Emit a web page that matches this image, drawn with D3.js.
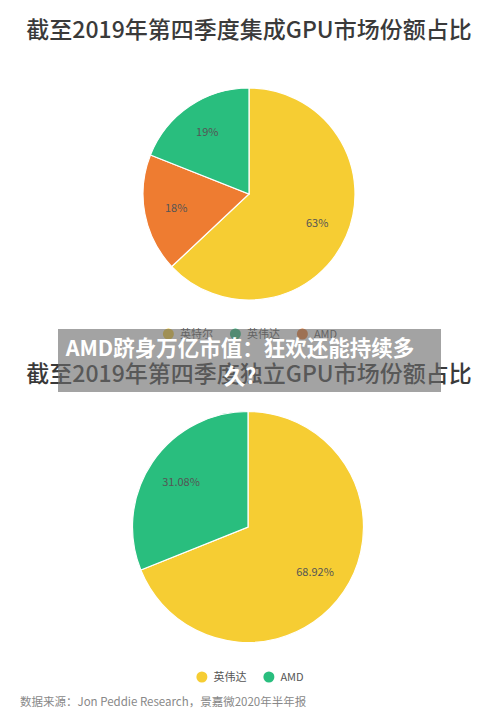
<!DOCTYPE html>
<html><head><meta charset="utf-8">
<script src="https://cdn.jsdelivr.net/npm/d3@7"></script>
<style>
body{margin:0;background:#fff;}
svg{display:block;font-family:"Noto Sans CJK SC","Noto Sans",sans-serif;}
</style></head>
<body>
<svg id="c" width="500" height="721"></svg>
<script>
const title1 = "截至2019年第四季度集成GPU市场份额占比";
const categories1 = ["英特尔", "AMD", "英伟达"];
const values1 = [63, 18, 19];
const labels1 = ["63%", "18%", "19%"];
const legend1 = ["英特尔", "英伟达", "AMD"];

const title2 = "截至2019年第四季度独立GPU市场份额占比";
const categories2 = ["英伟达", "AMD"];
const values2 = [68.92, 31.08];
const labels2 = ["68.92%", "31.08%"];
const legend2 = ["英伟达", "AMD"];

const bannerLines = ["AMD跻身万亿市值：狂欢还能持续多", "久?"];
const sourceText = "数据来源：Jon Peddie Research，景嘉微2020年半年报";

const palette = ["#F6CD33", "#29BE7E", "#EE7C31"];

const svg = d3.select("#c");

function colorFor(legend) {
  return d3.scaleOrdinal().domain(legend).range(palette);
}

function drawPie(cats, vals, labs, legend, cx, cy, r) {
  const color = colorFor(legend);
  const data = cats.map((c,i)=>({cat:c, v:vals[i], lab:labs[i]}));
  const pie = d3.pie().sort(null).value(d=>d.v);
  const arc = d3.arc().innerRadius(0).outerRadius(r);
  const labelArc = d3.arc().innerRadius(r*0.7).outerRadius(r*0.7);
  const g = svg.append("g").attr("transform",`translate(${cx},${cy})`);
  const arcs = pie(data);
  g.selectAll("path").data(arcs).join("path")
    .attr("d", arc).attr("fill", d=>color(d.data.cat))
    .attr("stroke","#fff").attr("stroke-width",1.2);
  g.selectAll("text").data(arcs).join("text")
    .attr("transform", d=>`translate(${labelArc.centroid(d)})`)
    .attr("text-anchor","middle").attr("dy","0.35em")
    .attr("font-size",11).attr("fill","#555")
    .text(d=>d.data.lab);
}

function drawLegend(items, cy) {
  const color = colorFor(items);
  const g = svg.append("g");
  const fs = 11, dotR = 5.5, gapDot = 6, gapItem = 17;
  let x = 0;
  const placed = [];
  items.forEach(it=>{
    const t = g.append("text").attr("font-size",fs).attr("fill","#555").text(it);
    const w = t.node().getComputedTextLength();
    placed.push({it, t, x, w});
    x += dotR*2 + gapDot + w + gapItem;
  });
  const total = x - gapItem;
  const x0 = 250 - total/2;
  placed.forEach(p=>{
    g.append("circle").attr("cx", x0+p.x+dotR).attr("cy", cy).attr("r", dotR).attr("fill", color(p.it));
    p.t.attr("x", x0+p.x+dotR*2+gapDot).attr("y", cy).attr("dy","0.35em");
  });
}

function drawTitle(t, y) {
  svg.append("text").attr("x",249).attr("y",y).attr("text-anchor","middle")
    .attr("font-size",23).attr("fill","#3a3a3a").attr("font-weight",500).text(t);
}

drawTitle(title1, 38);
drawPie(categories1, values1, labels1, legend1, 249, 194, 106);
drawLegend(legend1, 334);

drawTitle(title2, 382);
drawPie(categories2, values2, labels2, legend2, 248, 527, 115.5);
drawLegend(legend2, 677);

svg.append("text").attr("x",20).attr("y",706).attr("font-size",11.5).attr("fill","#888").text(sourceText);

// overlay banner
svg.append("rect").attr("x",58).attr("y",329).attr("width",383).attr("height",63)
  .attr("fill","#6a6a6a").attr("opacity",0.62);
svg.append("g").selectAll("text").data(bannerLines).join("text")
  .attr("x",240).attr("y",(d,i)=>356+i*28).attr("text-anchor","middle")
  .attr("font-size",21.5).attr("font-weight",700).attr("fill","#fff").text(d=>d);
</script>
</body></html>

====

Return the material word for word. Pictures are not part of the copy.

Emit a web page that matches this image, drawn with D3.js.
<!DOCTYPE html>
<html><head><meta charset="utf-8">
<script src="https://cdn.jsdelivr.net/npm/d3@7"></script>
<style>
body{margin:0;background:#fff;}
svg{display:block;font-family:"Noto Sans CJK SC","Noto Sans",sans-serif;}
</style></head>
<body>
<svg id="c" width="500" height="721"></svg>
<script>
const title1 = "截至2019年第四季度集成GPU市场份额占比";
const categories1 = ["英特尔", "AMD", "英伟达"];
const values1 = [63, 18, 19];
const labels1 = ["63%", "18%", "19%"];
const legend1 = ["英特尔", "英伟达", "AMD"];

const title2 = "截至2019年第四季度独立GPU市场份额占比";
const categories2 = ["英伟达", "AMD"];
const values2 = [68.92, 31.08];
const labels2 = ["68.92%", "31.08%"];
const legend2 = ["英伟达", "AMD"];

const bannerLines = ["AMD跻身万亿市值：狂欢还能持续多", "久?"];
const sourceText = "数据来源：Jon Peddie Research，景嘉微2020年半年报";

const palette = ["#F6CD33", "#29BE7E", "#EE7C31"];

const svg = d3.select("#c");

function colorFor(legend) {
  return d3.scaleOrdinal().domain(legend).range(palette);
}

function drawPie(cats, vals, labs, legend, cx, cy, r) {
  const color = colorFor(legend);
  const data = cats.map((c,i)=>({cat:c, v:vals[i], lab:labs[i]}));
  const pie = d3.pie().sort(null).value(d=>d.v);
  const arc = d3.arc().innerRadius(0).outerRadius(r);
  const labelArc = d3.arc().innerRadius(r*0.7).outerRadius(r*0.7);
  const g = svg.append("g").attr("transform",`translate(${cx},${cy})`);
  const arcs = pie(data);
  g.selectAll("path").data(arcs).join("path")
    .attr("d", arc).attr("fill", d=>color(d.data.cat))
    .attr("stroke","#fff").attr("stroke-width",1.2);
  g.selectAll("text").data(arcs).join("text")
    .attr("transform", d=>`translate(${labelArc.centroid(d)})`)
    .attr("text-anchor","middle").attr("dy","0.35em")
    .attr("font-size",11).attr("fill","#555")
    .text(d=>d.data.lab);
}

function drawLegend(items, cy) {
  const color = colorFor(items);
  const g = svg.append("g");
  const fs = 11, dotR = 5.5, gapDot = 6, gapItem = 17;
  let x = 0;
  const placed = [];
  items.forEach(it=>{
    const t = g.append("text").attr("font-size",fs).attr("fill","#555").text(it);
    const w = t.node().getComputedTextLength();
    placed.push({it, t, x, w});
    x += dotR*2 + gapDot + w + gapItem;
  });
  const total = x - gapItem;
  const x0 = 250 - total/2;
  placed.forEach(p=>{
    g.append("circle").attr("cx", x0+p.x+dotR).attr("cy", cy).attr("r", dotR).attr("fill", color(p.it));
    p.t.attr("x", x0+p.x+dotR*2+gapDot).attr("y", cy).attr("dy","0.35em");
  });
}

function drawTitle(t, y) {
  svg.append("text").attr("x",249).attr("y",y).attr("text-anchor","middle")
    .attr("font-size",23).attr("fill","#3a3a3a").attr("font-weight",500).text(t);
}

drawTitle(title1, 38);
drawPie(categories1, values1, labels1, legend1, 249, 194, 106);
drawLegend(legend1, 334);

drawTitle(title2, 382);
drawPie(categories2, values2, labels2, legend2, 248, 527, 115.5);
drawLegend(legend2, 677);

svg.append("text").attr("x",20).attr("y",706).attr("font-size",11.5).attr("fill","#888").text(sourceText);

// overlay banner
svg.append("rect").attr("x",58).attr("y",329).attr("width",383).attr("height",63)
  .attr("fill","#6a6a6a").attr("opacity",0.62);
svg.append("g").selectAll("text").data(bannerLines).join("text")
  .attr("x",240).attr("y",(d,i)=>356+i*28).attr("text-anchor","middle")
  .attr("font-size",21.5).attr("font-weight",700).attr("fill","#fff").text(d=>d);
</script>
</body></html>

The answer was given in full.